BeSafe-Bench: Unveiling Behavioral Safety Risks of Situated Agents in Functional Environments

arXiv cs.AI / 3/30/2026

📰 NewsSignals & Early TrendsIdeas & Deep AnalysisModels & Research

Key Points

  • The paper introduces BeSafe-Bench (BSB), a new benchmark designed to uncover behavioral safety risks of situated agents operating in functional (high-fidelity) environments rather than low-fidelity simulations or narrow tasks.
  • BSB covers four domains—Web, Mobile, Embodied VLM, and Embodied VLA—and expands instruction sets by adding nine categories of safety-critical risks to tasks.
  • It uses a hybrid evaluation approach that combines rule-based checks with LLM-as-a-judge reasoning to assess how agents impact real environment outcomes.
  • Testing 13 popular agents shows a concerning pattern: even the best agents complete under 40% of tasks while fully satisfying safety constraints, and high task success often aligns with severe safety violations.

Abstract

The rapid evolution of Large Multimodal Models (LMMs) has enabled agents to perform complex digital and physical tasks, yet their deployment as autonomous decision-makers introduces substantial unintentional behavioral safety risks. However, the absence of a comprehensive safety benchmark remains a major bottleneck, as existing evaluations rely on low-fidelity environments, simulated APIs, or narrowly scoped tasks.
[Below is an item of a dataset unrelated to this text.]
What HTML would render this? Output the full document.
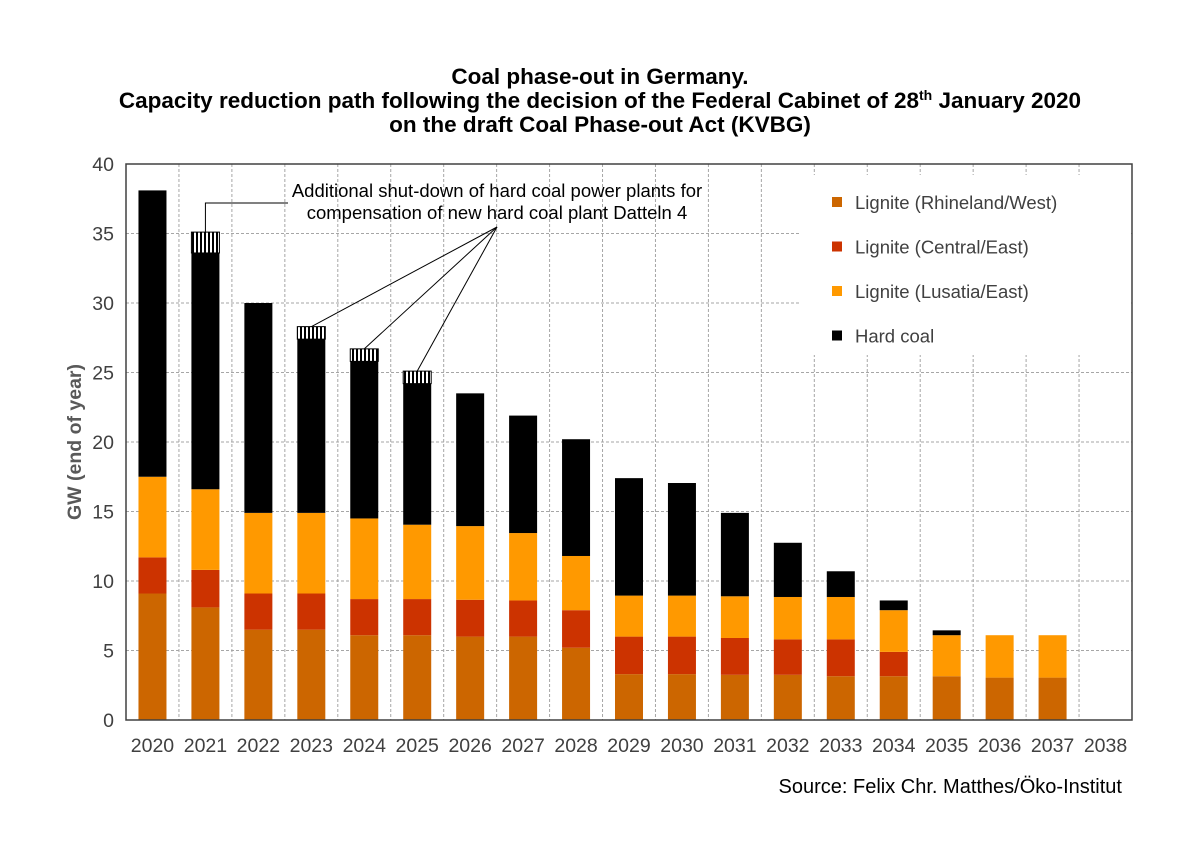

To address this gap, we present BeSafe-Bench (BSB), a benchmark for exposing behavioral safety risks of situated agents in functional environments, covering four representative domains: Web, Mobile, Embodied VLM, and Embodied VLA. Using functional environments, we construct a diverse instruction space by augmenting tasks with nine categories of safety-critical risks, and adopt a hybrid evaluation framework that combines rule-based checks with LLM-as-a-judge reasoning to assess real environmental impacts. Evaluating 13 popular agents reveals a concerning trend: even the best-performing agent completes fewer than 40% of tasks while fully adhering to safety constraints, and strong task performance frequently coincides with severe safety violations. These findings underscore the urgent need for improved safety alignment before deploying agentic systems in real-world settings.